Cuando le preguntaban si había agotado los métodos para dormir, Ngoc respondía que había probado con remedios tradicionales.

Una vez me trajeron de Saigón pastillas para dormir, pero no tuvieron efecto. Solo cuando bebo mucho licor de arroz me tumbo y se me va un poco la cabeza, pero no llego a dormir.

El video concluía con un medio plano de Hai Ngoc mirando a la cámara con calma y seriedad. Detrás, el cielo del atardecer subrayaba su condición de ser crepuscular, atado al trabajo del día y el insomnio de la noche.

Como yo.

No se lo veía tan mal, eso me dio esperanza. Tal vez yo, como Hai Ngoc, también podría vivir así para siempre, sin dormir, trabajando doce, trece o catorce horas por día en un medio que se moría en cámara lenta, para un programa que apenas los últimos androides que todavía prendían la tele sintonizaban, a cambio de las limosnas que la publicidad de aceites Marolio podía pagar. Y a lo mejor, por qué no, beber un poco de licor de arroz en el medio.

Que empieza con d. Enfermedad infecciosa causada por la bacteria Corynebacterium diphteriae, caracterizada por fiebre y por la aparición de falsas membranas en las superficies mucosas de las vías respiratorias y digestivas superiores.

E

No solía quedarme a las grabaciones del programa, mi trabajo terminaba con el armado de las consignas y listo, pero los “viernes de famosos” eran distintos. Era divertido ver a las celebridades trabarse y perder con las palabras que había seleccionado.

Lo disfrutaba un poco.

Además, Diana me había insistido en que después del programa me sume al resto del equipo para ir al bar.

Siempre armaba una pregunta difícil de verdad, una diseñada para humillar al aire a alguno de los participantes.

Era mi pequeña rebeldía.

Que, por supuesto, a nadie le importaba.

Piñeyro ni se daba cuenta, solo leía en voz alta lo que yo le escribía, no procesaba a un nivel cognitivo lo que estaba frente a sus ojos. Ese día la palabra imposible era: Que empieza con h. Extirpación quirúrgica del útero, trompas de falopio y ovarios.

Ni yo podía pronunciar la palabra.

Histerosalpingooforectomia.

Me senté en un tresme al costado del estudio y vi la puesta en escena.

La grabación duraba alrededor de dos horas para generar cuarenta y cinco minutos de programa.
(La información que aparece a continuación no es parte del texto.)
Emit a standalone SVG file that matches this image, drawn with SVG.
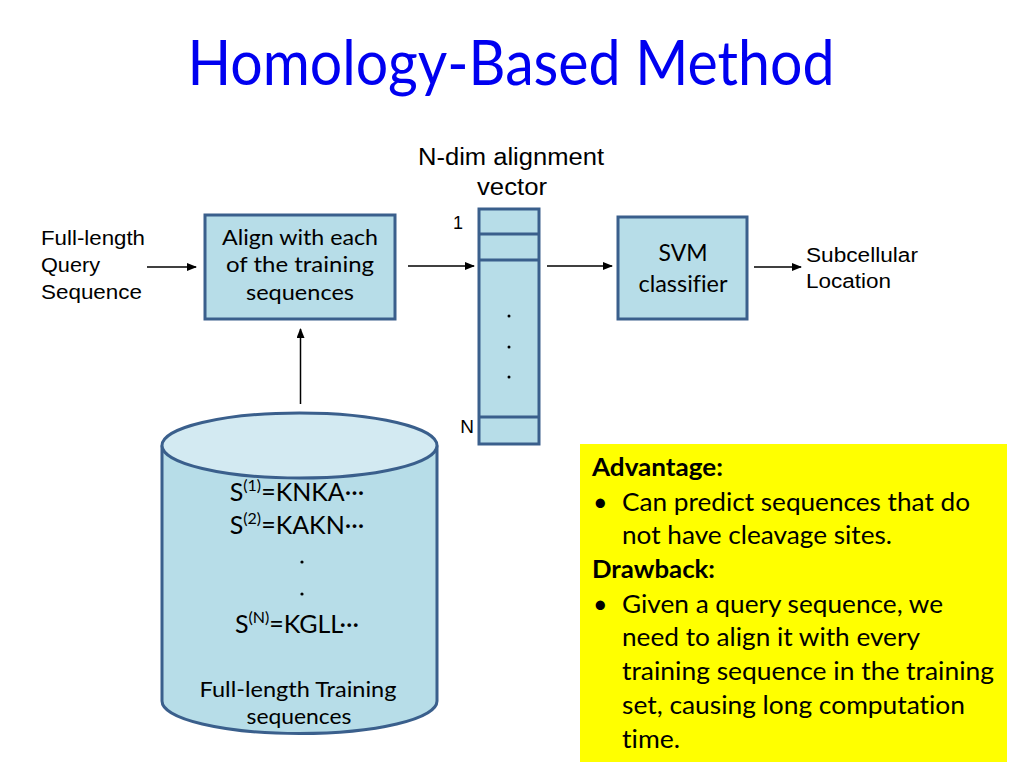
<svg xmlns="http://www.w3.org/2000/svg" width="1024" height="768" viewBox="0 0 1024 768">
<defs>
<marker id="ah" markerWidth="10" markerHeight="8" refX="9" refY="4" orient="auto" markerUnits="userSpaceOnUse">
<path d="M0,0 L10,4 L0,8 z" fill="#000"/>
</marker>
<style>
.box{fill:#B7DDE8;stroke:#3A5F8C;stroke-width:3}
.ar{font-family:"Liberation Sans",Arial,sans-serif;font-size:20px;fill:#000}
.cal{font-family:Lato,"Open Sans",sans-serif;fill:#000;font-variant-ligatures:none}
.conn{stroke:#000;stroke-width:1.5;fill:none;marker-end:url(#ah)}
</style>
</defs>
<rect width="1024" height="768" fill="#fff"/>
<text x="511" y="85" text-anchor="middle" class="cal" font-size="61" style="fill:#0000F0" textLength="647" lengthAdjust="spacingAndGlyphs">Homology-Based Method</text>

<g id="query-label">
<text class="ar" x="41" y="245" textLength="104" lengthAdjust="spacingAndGlyphs">Full-length</text>
<text class="ar" x="41" y="272" textLength="59" lengthAdjust="spacingAndGlyphs">Query</text>
<text class="ar" x="41" y="299" textLength="101" lengthAdjust="spacingAndGlyphs">Sequence</text>
</g>

<g id="align">
<rect class="box" x="205" y="215" width="190" height="104"/>
<text class="cal" font-size="22" x="300" y="245" text-anchor="middle" textLength="156" lengthAdjust="spacingAndGlyphs">Align with each</text>
<text class="cal" font-size="22" x="300" y="272" text-anchor="middle" textLength="148" lengthAdjust="spacingAndGlyphs">of the training</text>
<text class="cal" font-size="22" x="300" y="300" text-anchor="middle" textLength="108" lengthAdjust="spacingAndGlyphs">sequences</text>
</g>

<g id="vector">
<text class="ar" x="511" y="165" text-anchor="middle" style="font-size:23px" textLength="186" lengthAdjust="spacingAndGlyphs">N-dim alignment</text>
<text class="ar" x="512" y="195" text-anchor="middle" style="font-size:23px" textLength="70" lengthAdjust="spacingAndGlyphs">vector</text>
<rect class="box" x="479" y="209" width="60" height="235"/>
<line x1="479" y1="234" x2="539" y2="234" stroke="#3A5F8C" stroke-width="3"/>
<line x1="479" y1="260" x2="539" y2="260" stroke="#3A5F8C" stroke-width="3"/>
<line x1="479" y1="417" x2="539" y2="417" stroke="#3A5F8C" stroke-width="3"/>
<circle cx="509" cy="316" r="1.5" fill="#000"/>
<circle cx="509" cy="347" r="1.5" fill="#000"/>
<circle cx="509" cy="377" r="1.5" fill="#000"/>
<text class="ar" style="font-size:18px" x="463" y="229" text-anchor="end">1</text>
<text class="ar" style="font-size:19px" x="474" y="433" text-anchor="end">N</text>
</g>

<g id="svm">
<rect class="box" x="618" y="217" width="129" height="102"/>
<text class="cal" font-size="23" x="683" y="261" text-anchor="middle" textLength="49" lengthAdjust="spacingAndGlyphs">SVM</text>
<text class="cal" font-size="23" x="683" y="292" text-anchor="middle" textLength="89" lengthAdjust="spacingAndGlyphs">classifier</text>
</g>

<g id="output-label">
<text class="ar" x="806" y="262" textLength="112" lengthAdjust="spacingAndGlyphs">Subcellular</text>
<text class="ar" x="806" y="288" textLength="85" lengthAdjust="spacingAndGlyphs">Location</text>
</g>

<g id="database">
<path d="M162,445.5 L162,701 A137.5,32.5 0 0 0 437,701 L437,445.5" class="box"/>
<ellipse cx="299.5" cy="445.5" rx="137.5" ry="32.5" fill="#D3EAF2" stroke="#3A5F8C" stroke-width="3"/>
<text class="cal" font-size="25" x="297" y="501" text-anchor="middle">S<tspan font-size="16" dy="-10">(1)</tspan><tspan dy="10">=KNKA···</tspan></text>
<text class="cal" font-size="25" x="297" y="534" text-anchor="middle">S<tspan font-size="16" dy="-10">(2)</tspan><tspan dy="10">=KAKN···</tspan></text>
<circle cx="302" cy="562" r="1.6" fill="#000"/>
<circle cx="302" cy="594" r="1.6" fill="#000"/>
<text class="cal" font-size="25" x="297" y="633" text-anchor="middle">S<tspan font-size="16" dy="-10">(N)</tspan><tspan dy="10">=KGLL···</tspan></text>
<text class="cal" font-size="22" x="298" y="697" text-anchor="middle" textLength="197" lengthAdjust="spacingAndGlyphs">Full-length Training</text>
<text class="cal" font-size="22" x="299" y="724" text-anchor="middle" textLength="105" lengthAdjust="spacingAndGlyphs">sequences</text>
</g>

<g id="notes">
<rect x="580" y="444" width="427" height="318" fill="#FFFF00"/>
<text class="cal" font-size="25" font-weight="bold" x="592" y="476" textLength="131" lengthAdjust="spacingAndGlyphs">Advantage:</text>
<text class="cal" font-size="25" x="593" y="511">•</text>
<text class="cal" font-size="25" x="622" y="511" textLength="348" lengthAdjust="spacingAndGlyphs">Can predict sequences that do</text>
<text class="cal" font-size="25" x="622" y="544" textLength="270" lengthAdjust="spacingAndGlyphs">not have cleavage sites.</text>
<text class="cal" font-size="25" font-weight="bold" x="592" y="578" textLength="123" lengthAdjust="spacingAndGlyphs">Drawback:</text>
<text class="cal" font-size="25" x="593" y="613">•</text>
<text class="cal" font-size="25" x="622" y="613" textLength="321" lengthAdjust="spacingAndGlyphs">Given a query sequence, we</text>
<text class="cal" font-size="25" x="622" y="646" textLength="298" lengthAdjust="spacingAndGlyphs">need to align it with every</text>
<text class="cal" font-size="25" x="622" y="680" textLength="372" lengthAdjust="spacingAndGlyphs">training sequence in the training</text>
<text class="cal" font-size="25" x="622" y="714" textLength="343" lengthAdjust="spacingAndGlyphs">set, causing long computation</text>
<text class="cal" font-size="25" x="622" y="748" textLength="58" lengthAdjust="spacingAndGlyphs">time.</text>
</g>

<g id="connectors">
<line class="conn" x1="147" y1="267" x2="196" y2="267"/>
<line class="conn" x1="408" y1="266" x2="474" y2="266"/>
<line class="conn" x1="547" y1="266" x2="612" y2="266"/>
<line class="conn" x1="754" y1="267" x2="801" y2="267"/>
<line class="conn" x1="300.5" y1="404" x2="300.5" y2="329"/>
</g>
</svg>
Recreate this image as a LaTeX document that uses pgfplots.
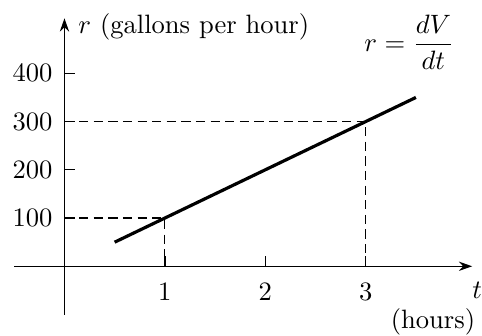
\documentclass[border=0pt]{standalone}
\usepackage{pgfplots}
\pgfplotsset{compat=1.18}
\usetikzlibrary{arrows.meta}

\begin{document}
\begin{tikzpicture}
\begin{axis}[
    x=37.8pt, y=0.1816pt,
    axis lines=middle,
    axis line style={line width=0.5pt, -{Stealth[length=5pt,width=3.5pt]}},
    xmin=-0.5, xmax=4.06,
    ymin=-100, ymax=514,
    xtick={1,2,3},
    ytick={100,200,300,400},
    tick align=inside,
    major tick length=4pt,
    tick style={line width=0.5pt, black},
    xticklabel style={yshift=-3pt},
    yticklabel style={xshift=-1pt},
    clip=false,
]

% rate line r(t)
\addplot[black, line width=1.2pt] coordinates {(0.5,50) (3.5,350)};

% guide lines
\addplot[black, line width=0.45pt, dash pattern=on 3.5pt off 2pt] coordinates {(0,100) (1,100) (1,0)};
\addplot[black, line width=0.45pt, dash pattern=on 3.5pt off 2pt] coordinates {(0,300) (3,300) (3,0)};

\node[anchor=base west, inner sep=0pt] at (axis cs:0.134,483) {$r$ (gallons per hour)};
\node[anchor=east, inner sep=0pt] at (axis cs:3.886,465) {$\displaystyle r=\frac{dV}{dt}$};
\node[inner sep=0pt] at (axis cs:4.11,-49) {$t$};
\node[inner sep=0pt] at (axis cs:3.67,-115) {(hours)};

% keep the margins of the reference
\path (axis cs:-0.642,552) -- (axis cs:4.15,-138);
\end{axis}
\end{tikzpicture}
\end{document}
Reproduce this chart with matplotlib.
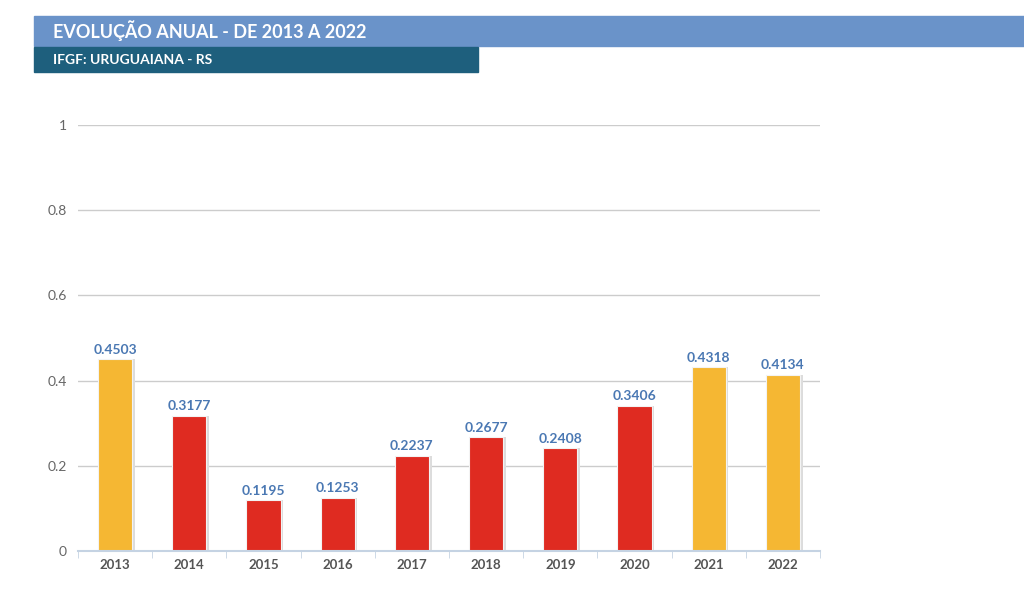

Yo no tenía que hacer nada, solo mirar y comer del catering. Una de las ventajas de los “viernes de famosos” era que el catering del estudio mejoraba proporcionalmente en relación con la fama de los participantes.

De las medialunas duras y el café quemado que Quiroga servía para los participantes mortales pasábamos a bandejas de plata cargadas de sushi, sándwiches de miga rellenos de jamón crudo y queso brie, macarons de todos los colores y sabores traídos directo de la mejor patisserie de Zona Norte.

No podemos parecer unos crotos con nuestros colegas, Theodoro, me había dicho Quiroga un par de años atrás.

Opté por un roll de salmón y queso crema. Una de las aberraciones que la masividad de la cultura japonesa en occidente había generado. Según los expertos en la materia, esta variedad se llamaba kawari-zushi, pero se los suele llamar California Roll.

Piñeyro era siempre el primero en comerlos.

Desde una esquina, Quiroga dirigía todo. Charlaba con los famosos, con los cámaras, con el director, los técnicos, con el que fuera. Siempre sonreía y todos le sonreían a él.

En un momento, mientras grababan la primera ronda, se sentó al lado mío. Llevaba entre las manos una taza de té.

¿Querés saber cuál es el truco de este circo?, me preguntó. ¿Cuál?